Judging by his name (? Lat. 'Artorius') and by the general conditions in Britain at the end of the 5th century and the beginning of the 6th, it is not unlikely that he came from a family which had come under Roman influences, and that he held some military post in the arrangements for defending the island after the departure of the Roman legionaries. By the time of Nennius, Arthur had become a heroic figure, and many folk-tales had been associated with his name. In the Hist. Britt. he is described as 'a leader of battles ' ('dux bellorum') who defeated the Saxons in twelve battles; and in the section on the ' Marvels of Britain ' mention is made of his son Anir ' and of his dog ' Cafall ' with which he hunted the Twrch Trwyth - a story which is related more fully in ' Kulhwch and Olwen.' He is a legendary figure also in the references made to him in fairly early Welsh poems: of these the most important are ' Preiddieu Annwfn ' (The Spoils of Hades) (Facsimile and Text of the Book of Taliesin, 54), the englyn (The Black Book of Carmarthen, 67) which states that 'a marvel until Doomsday will be a grave for Arthur' - a testimony to the belief that Arthur had not died - and the dialogue between Arthur and the porter Glewlwyd Gafaelfawr (The Black Book of Carmarthen, 94), where are named many of the well-known heroes (Kay, Bedivere, etc.) who are associated with Arthur in the Welsh tales and in the general corpus of Arthurian legends. In ' Kulhwch and Olwen,' where he is called 'the sovereign prince of this Island,' and in ' The Dream of Rhonabwy,' in which he figures as ' emperor ' - a title which suggests the influence of the Historia Regum Britanniae of Geoffrey of Monmouth - his court is at Celli-wig in Cornwall.
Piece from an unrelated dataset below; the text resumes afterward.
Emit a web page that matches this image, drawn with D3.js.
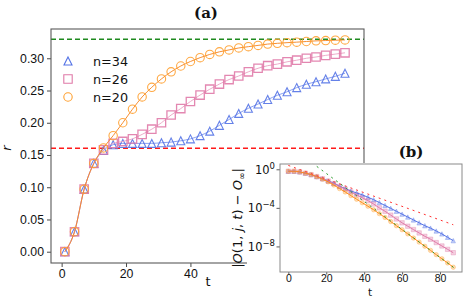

In Geoffrey's Historia, c. 1136, a prominent place is given to the 'history' of Arthur : he is crowned by archbishop Dubricius or Dyfrig, he establishes his court at Caerleon-on-Usk, he defeats the Saxons in a series of battles, and then turns against the Picts and the Scots. Having pacified the island, he marries Guinevere and then conquers Ireland and Iceland, and receives the homage of the kings of Gothland and the Orkney Islands. There is peace for twelve years and all brave warriors flock to Arthur's court. He undertakes the conquest of the whole of Europe and refuses to pay tribute to Rome. When he has subdued Gaul and is preparing to attack Italy, he learns of Medrod's treachery in Britain, is forced to return, and is ' mortally wounded ' in a battle on the banks of the river Camel ('Cambula') in Cornwall, and is borne to the island of Avalon to be healed of his wounds. Much of Geoffrey's 'History' is based upon entries in the Hist. Britt., but they have been expanded from all kinds of other sources, written and oral, and from imagination.
Geoffrey's 'History' had great influence in the propagation and development of the tales concerning Arthur, although it was not the only source for later writers: there were several translations of it into Welsh and many 'Bruts' - in prose and verse - in the vernacular languages were based upon it. The authenticity of Geoffrey's story was questioned by William of Newburgh and Giraldus Cambrensis, but they were exceptions. In successive works (by Wace, Chrétien de Troyes, the unknown authors of ' Lancelot ' and ' Mort Artu,' Thomas Malory, etc.), Arthur's court, with the Company of the Round Table, became a mirror of the chivalry of the Middle Ages and the starting point of every adventure; and the tales became more and more complicated, particularly by being combined with the tales about the Holy Grail. Finally, from being a hero of the Britons, Arthur became a hero of the British, and the tales concerning him developed into a curious amalgam of oral traditions about the wounded king who would one day return to liberate his fellow-countrymen (and there is contemporary evidence that this belief was current in Wales, Cornwall, and Brittany in the 12th century), pseudo-historical records and creations of the imagination of one author after another. Thus was formed one of the richest romantic cycles of all times.